Stripe Index (live-on-Stripe companies)

Stripe Index is the supply-side validation layer. It maps 30,000+ companies live on Stripe across 80+ categories, showing who is already monetized in a niche. Existing paying supply is one of the clearest proofs that a market exists.

Last updated: July 9, 2026

Quick answer

Stripe Index covers 30,000+ companies live on Stripe across 80+ categories. It is supply-side validation - who is already taking payments - filterable by category, business model, customer type, and price tier.

  • 30,000+ companies across 80+ categories.
  • Supply-side validation: who is already monetized.
  • Filter by category, business model, customer type, and price tier.
On this page

What it tells you

Demand data tells you what people want; Stripe Index tells you who is already getting paid to provide it. A category dense with live-on-Stripe companies is a monetized market, not a hypothesis.

It is built from the public Stripe directory and enriched with company website data, so each record carries not just a name but what the company does, how it prices, and how it positions itself.

The public overview is on the Stripe Index landing page.

Example category sizing

  • Ecommerce Platforms - 3,452 companies.
  • Scheduling & Booking - 2,096.
  • Marketplaces - 1,479.
  • Education - 1,278.
  • AI Tools - 955.

Use it to size a niche

Before committing to a build, check how many companies already monetize in the category. Some competition proves demand; an empty category often means no one is paying.

Reading saturation correctly

The instinct is to treat a crowded category as a reason to walk away, but a high company count is first and foremost proof that the market pays. The useful read is relative: compare the count in your target category against adjacent ones, then look for the gap inside a crowded space rather than an empty space nobody has monetized.

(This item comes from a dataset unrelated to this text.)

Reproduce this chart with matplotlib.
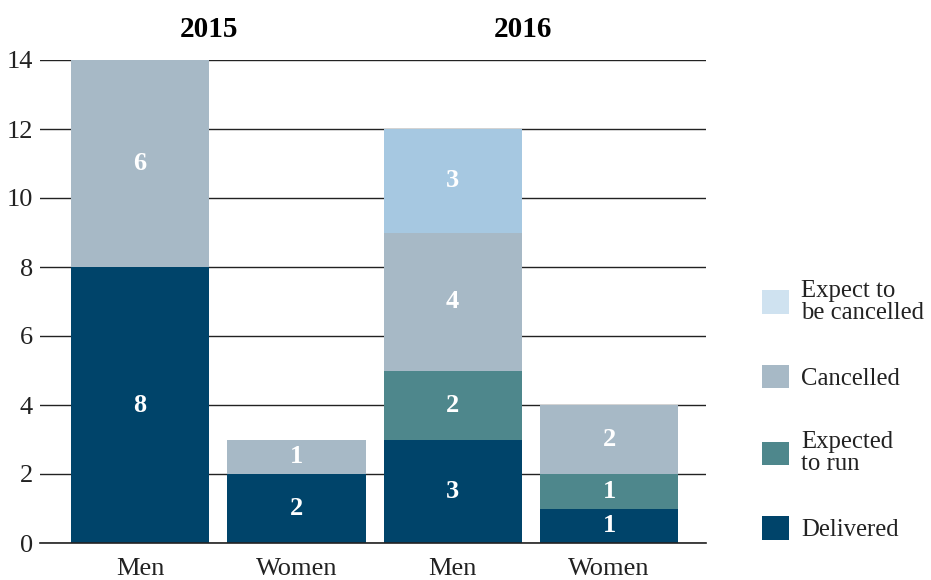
import matplotlib.pyplot as plt
import numpy as np
from matplotlib.patches import Patch

plt.rcParams['font.family'] = ['Liberation Serif', 'DejaVu Serif']

# data
groups = ["Men", "Women", "Men", "Women"]
years = ["2015", "2016"]
delivered = [8, 2, 3, 1]
expected_run = [0, 0, 2, 1]
cancelled = [6, 1, 4, 2]
expect_cancel = [0, 0, 3, 0]

series = [
    ("Delivered", delivered, '#00446a'),
    ("Expected\nto run", expected_run, '#4e878c'),
    ("Cancelled", cancelled, '#a7b9c6'),
    ("Expect to\nbe cancelled", expect_cancel, '#a6c8e1'),
]
legend_colors = ['#cfe2f0', '#a7b9c6', '#4e878c', '#00446a']

fig = plt.figure(figsize=(9.31, 5.8), dpi=100)
ax = fig.add_axes([40 / 931, 37 / 580, 666 / 931, 483 / 580])

x = np.arange(len(groups))
bottom = np.zeros(len(groups))
for name, vals, color in series:
    vals = np.array(vals, dtype=float)
    ax.bar(x, vals, bottom=bottom, width=0.885, color=color, zorder=2)
    for xi, b, v in zip(x, bottom, vals):
        if v > 0:
            ax.text(xi, b + v / 2, f"{int(v)}", ha='center', va='center',
                    color='white', fontsize=19, fontweight='bold', zorder=3)
    bottom += vals

ax.set_xlim(-0.64, 3.62)
ax.set_ylim(0, 14)
ax.set_yticks(np.arange(0, 15, 2))
ax.set_xticks(x)
ax.set_xticklabels(groups)
ax.tick_params(axis='both', length=0, labelsize=19, colors='#222222')
ax.tick_params(axis='y', pad=5)
ax.tick_params(axis='x', pad=11)
ax.yaxis.grid(True, color='#222222', linewidth=1)
ax.set_axisbelow(True)
for s in ['top', 'right', 'left']:
    ax.spines[s].set_visible(False)
ax.spines['bottom'].set_color('#222222')
ax.spines['bottom'].set_linewidth(1.2)

# year headers
ax.text(0.44, 14.5, years[0], ha='center', va='bottom', fontsize=21, fontweight='bold')
ax.text(2.45, 14.5, years[1], ha='center', va='bottom', fontsize=21, fontweight='bold')

handles = [Patch(facecolor=c) for c in legend_colors]
labels = [s[0] for s in series][::-1]
leg = fig.legend(handles, labels, loc='center left', bbox_to_anchor=(740 / 931, 0.292),
                 frameon=False, fontsize=17.8, handlelength=1.08, handleheight=1.08,
                 handletextpad=0.5, labelspacing=1.66)
for t in leg.get_texts():
    t.set_linespacing(1.0)
    t.set_color('#222222')

plt.savefig("out.png", dpi=100)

  • A dense category confirms real, monetized demand - the risk is differentiation, not existence.
  • A sparse category is a warning as often as an opportunity; check whether anyone is paying at all.
  • The best signal is a crowded category with an obvious underserved segment you can name.

For a full data study built on this dataset, see the SaaS market saturation 2026 report.

Searching Stripe Index via MCP

search_stripe_companies
get_stripe_category_sizing
get_stripe_company
  • search_stripe_companies - search by keyword with AI filters for category, business model, customer type, price tier, and micro-SaaS.
  • get_stripe_category_sizing - company counts, a crowdedness score, and top companies for a category.
  • get_stripe_company - one company's full detail: an AI market read plus scraped site signals like pricing and API or docs presence.

Frequently asked questions

What does 'supply-side validation' mean?

It means looking at who is already selling and getting paid, rather than only at who is complaining. A category full of live-on-Stripe companies proves the market is monetized.

Can I filter Stripe Index?

Yes. You can filter by category, business model, customer type, and price tier to size a specific niche or segment.

Does a crowded category mean I should avoid it?

Not necessarily. A high company count proves the market pays. The stronger play is usually to find an underserved segment inside a crowded category rather than to chase an empty one where no one is monetizing.